ゴルフはスポーツとしての価値があり、使い方や取り組み方を変えるだけで、とてつもないパワーを生むと思っています。日本はどうしても野球やサッカーといった団体スポーツでの人間形成ばかりが重視されてしまっていますが、ゴルフは個人スポーツで、年代に関係なく、個人として人間のプロになることができる。その意味でゴルフはほぼ唯一のスポーツだと思うので、そこにヒントがあると思っています。
いまは昭和の流れといったら語弊があるかもしれないですけど、ゴルフ場はゴルフ場、メーカーはメーカー、練習場は練習場と、どちらかというとバラバラです。自分たちが生きるだけでも大変な世界であることは重々承知していますが、少しずつそこが連動して、そこに自動車業界や、旅行業界、トレーニングや栄養関係も加わって、いろんなところから入る道ができればいいと思います。

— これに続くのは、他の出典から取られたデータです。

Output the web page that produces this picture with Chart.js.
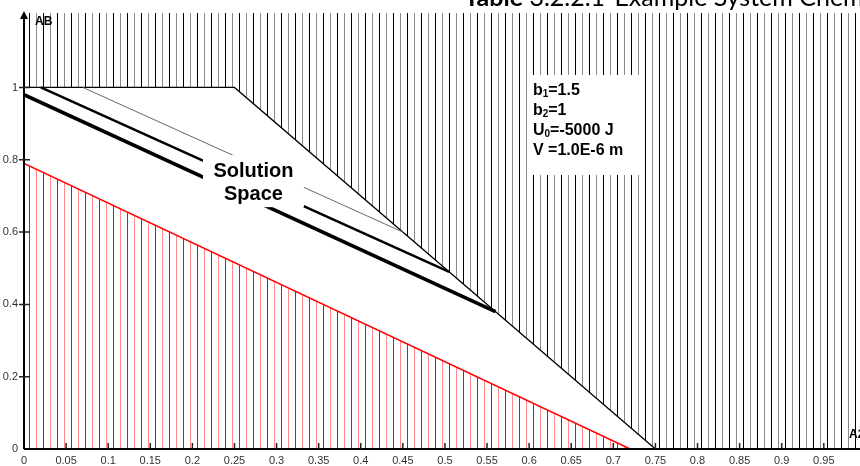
<!DOCTYPE html>
<html>
<head>
<meta charset="utf-8">
<script src="https://cdn.jsdelivr.net/npm/chart.js@4.4.1/dist/chart.umd.min.js"></script>
<style>
  html, body { margin: 0; padding: 0; background: #fff; }
  #wrap { width: 860px; height: 466px; }
</style>
</head>
<body>
<div id="wrap"><canvas id="chart" width="860" height="466"></canvas></div>
<script>
// boundary points (x = A2, y = AB)
const upperA2 = [0, 0.25, 0.75, 1.0];
const upperAB = [1, 1, 0, 0];
const lowerA2 = [0, 0.72];
const lowerAB = [0.79, 0];
const thinA2 = [0.07, 0.45];
const thinAB = [1, 0.6];
const midA2 = [0.02, 0.505];
const midAB = [1, 0.49];
const boldA2 = [0, 0.56];
const boldAB = [0.98, 0.38];

const xTicks = [0, 0.05, 0.1, 0.15, 0.2, 0.25, 0.3, 0.35, 0.4, 0.45, 0.5, 0.55, 0.6, 0.65, 0.7, 0.75, 0.8, 0.85, 0.9, 0.95];
const xTickLabels = ['0', '0.05', '0.1', '0.15', '0.2', '0.25', '0.3', '0.35', '0.4', '0.45', '0.5', '0.55', '0.6', '0.65', '0.7', '0.75', '0.8', '0.85', '0.9', '0.95'];
const yTicks = [0, 0.2, 0.4, 0.6, 0.8, 1];
const yTickLabels = ['0', '0.2', '0.4', '0.6', '0.8', '1'];

const paramLines = ['b_1=1.5', 'b_2=1', 'U_0=-5000 J', 'V =1.0E-6 m'];
const spaceLabel = ['Solution', 'Space'];
const titleBold = 'Table';
const titleRest = ' 3.2.2.1-Example System Chem';

const canvas = document.getElementById('chart');
const ctx = canvas.getContext('2d');

function toXY(xs, ys) {
    return xs.map((x, i) => ({ x: x, y: ys[i] }));
}

// vertical hatching, two alternating line colours
function hatch(c1, c2) {
    const p = document.createElement('canvas');
    p.width = 14;
    p.height = 8;
    const g = p.getContext('2d');
    g.fillStyle = c1;
    g.fillRect(1, 0, 1, 8);
    g.fillStyle = c2;
    g.fillRect(8, 0, 1, 8);
    return ctx.createPattern(p, 'repeat');
}

// draws "b_1" style text with a one-char subscript
function richText(g, str, x, y, size) {
    const parts = str.split('_');
    let cx = x;
    parts.forEach((part, i) => {
        if (i > 0) {
            g.font = 'bold ' + Math.round(size * 0.62) + 'px "Liberation Sans"';
            g.fillText(part[0], cx, y + 2);
            cx += g.measureText(part[0]).width;
            part = part.slice(1);
        }
        g.font = 'bold ' + size + 'px "Liberation Sans"';
        g.fillText(part, cx, y);
        cx += g.measureText(part).width;
    });
}

const overlay = {
    id: 'overlay',
    afterDatasetsDraw(chart) {
        const g = chart.ctx;
        const xs = chart.scales.x;
        const ys = chart.scales.y;
        const px = v => xs.getPixelForValue(v);
        const py = v => ys.getPixelForValue(v);
        const area = chart.chartArea;
        g.save();

        // white label boxes
        g.fillStyle = '#fff';
        g.fillRect(px(0.2126), py(0.813), px(0.3325) - px(0.2126), py(0.669) - py(0.813));
        g.fillRect(px(0.5986), py(1.0346), px(0.7316) - px(0.5986), py(0.758) - py(1.0346));

        g.fillStyle = '#000';
        g.textBaseline = 'alphabetic';
        g.textAlign = 'center';
        g.font = 'bold 20px "Liberation Sans"';
        g.fillText(spaceLabel[0], px(0.2725), py(0.7524));
        g.fillText(spaceLabel[1], px(0.2725), py(0.6888));

        g.textAlign = 'left';
        paramLines.forEach((line, i) => {
            richText(g, line, px(0.6045), py(0.979) + i * 20, 16);
        });

        // axes
        const x0 = px(0);
        const y0 = py(0);
        g.strokeStyle = '#000';
        g.lineWidth = 2;
        g.beginPath();
        g.moveTo(x0, y0);
        g.lineTo(chart.width, y0);
        g.moveTo(x0, y0);
        g.lineTo(x0, area.top + 4);
        g.stroke();
        g.beginPath();
        g.moveTo(x0, area.top - 2);
        g.lineTo(x0 - 4, area.top + 6);
        g.lineTo(x0 + 4, area.top + 6);
        g.closePath();
        g.fillStyle = '#000';
        g.fill();

        g.lineWidth = 1.5;
        g.strokeStyle = '#222';
        g.beginPath();
        xTicks.forEach(v => {
            if (v === 0) return;
            g.moveTo(px(v), y0 - 6);
            g.lineTo(px(v), y0);
        });
        yTicks.forEach(v => {
            if (v === 0) return;
            g.moveTo(x0 - 5, py(v));
            g.lineTo(x0 + 6, py(v));
        });
        g.stroke();

        g.fillStyle = '#000';
        g.font = 'bold 12px "Liberation Sans"';
        g.fillText('AB', x0 + 11, area.top + 12);
        g.fillText('A2', 849, y0 - 11);

        // document caption that bleeds in at the top
        g.font = 'bold 25px Lato';
        const tw = g.measureText(titleBold).width;
        g.fillText(titleBold, 523 - tw, 6);
        g.font = '25px Lato';
        g.fillText(titleRest, 523, 6);

        g.restore();
    }
};

const blackHatch = hatch('#000', '#8a8a8a');
const redHatch = hatch('#ff0000', '#ff8c8c');

new Chart(ctx, {
    type: 'line',
    data: {
        datasets: [
            { label: 'bold', data: toXY(boldA2, boldAB), borderColor: '#000', borderWidth: 3.5, fill: false },
            { label: 'mid', data: toXY(midA2, midAB), borderColor: '#000', borderWidth: 2.5, fill: false },
            { label: 'thin', data: toXY(thinA2, thinAB), borderColor: '#666', borderWidth: 1, fill: false },
            { label: 'lower', data: toXY(lowerA2, lowerAB), borderColor: '#ff0000', borderWidth: 1.5, backgroundColor: redHatch, fill: 'origin' },
            { label: 'upper', data: toXY(upperA2, upperAB), borderColor: '#000', borderWidth: 1.3, backgroundColor: blackHatch, fill: 'end' }
        ]
    },
    options: {
        responsive: false,
        animation: false,
        devicePixelRatio: 1,
        elements: { point: { radius: 0 }, line: { tension: 0 } },
        layout: { padding: { top: 13, left: 0, right: 0, bottom: 0 } },
        plugins: { legend: { display: false }, tooltip: { enabled: false } },
        scales: {
            x: {
                type: 'linear',
                min: 0,
                max: 0.993,
                grid: { display: false, drawTicks: false },
                border: { display: false },
                afterBuildTicks: s => { s.ticks = xTicks.map(v => ({ value: v })); },
                afterFit: s => { s.height = 17; },
                ticks: {
                    padding: 5,
                    color: '#333',
                    maxRotation: 0,
                    autoSkip: false,
                    font: { family: 'Liberation Sans', size: 11 },
                    callback: (v, i) => xTickLabels[i]
                }
            },
            y: {
                min: 0,
                max: 1.206,
                grid: { display: false, drawTicks: false },
                border: { display: false },
                afterBuildTicks: s => { s.ticks = yTicks.map(v => ({ value: v })); },
                afterFit: s => { s.width = 24; },
                ticks: {
                    padding: 6,
                    color: '#333',
                    font: { family: 'Liberation Sans', size: 11 },
                    callback: (v, i) => yTickLabels[i]
                }
            }
        }
    },
    plugins: [overlay]
});
</script>
</body>
</html>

個人的な考えですけど、チームでも話しているのは、本間ブランドとしてスポンサーをする子供たちは、もちろんプロゴルファーとして活躍するための種まきっていうのもありますけど、もしプロにならなくても、昔から用具提供などで携わったことで人間的に成長したよっていうことの一部でも担えるなら、そんなサポートの方法もあるのかなと思います。もちろんプロになるのも1つですけど、別のところで活躍することでゴルフのブランドアップにつながるとか、そういうことでもゴルフ強化のチャンスはあると思います。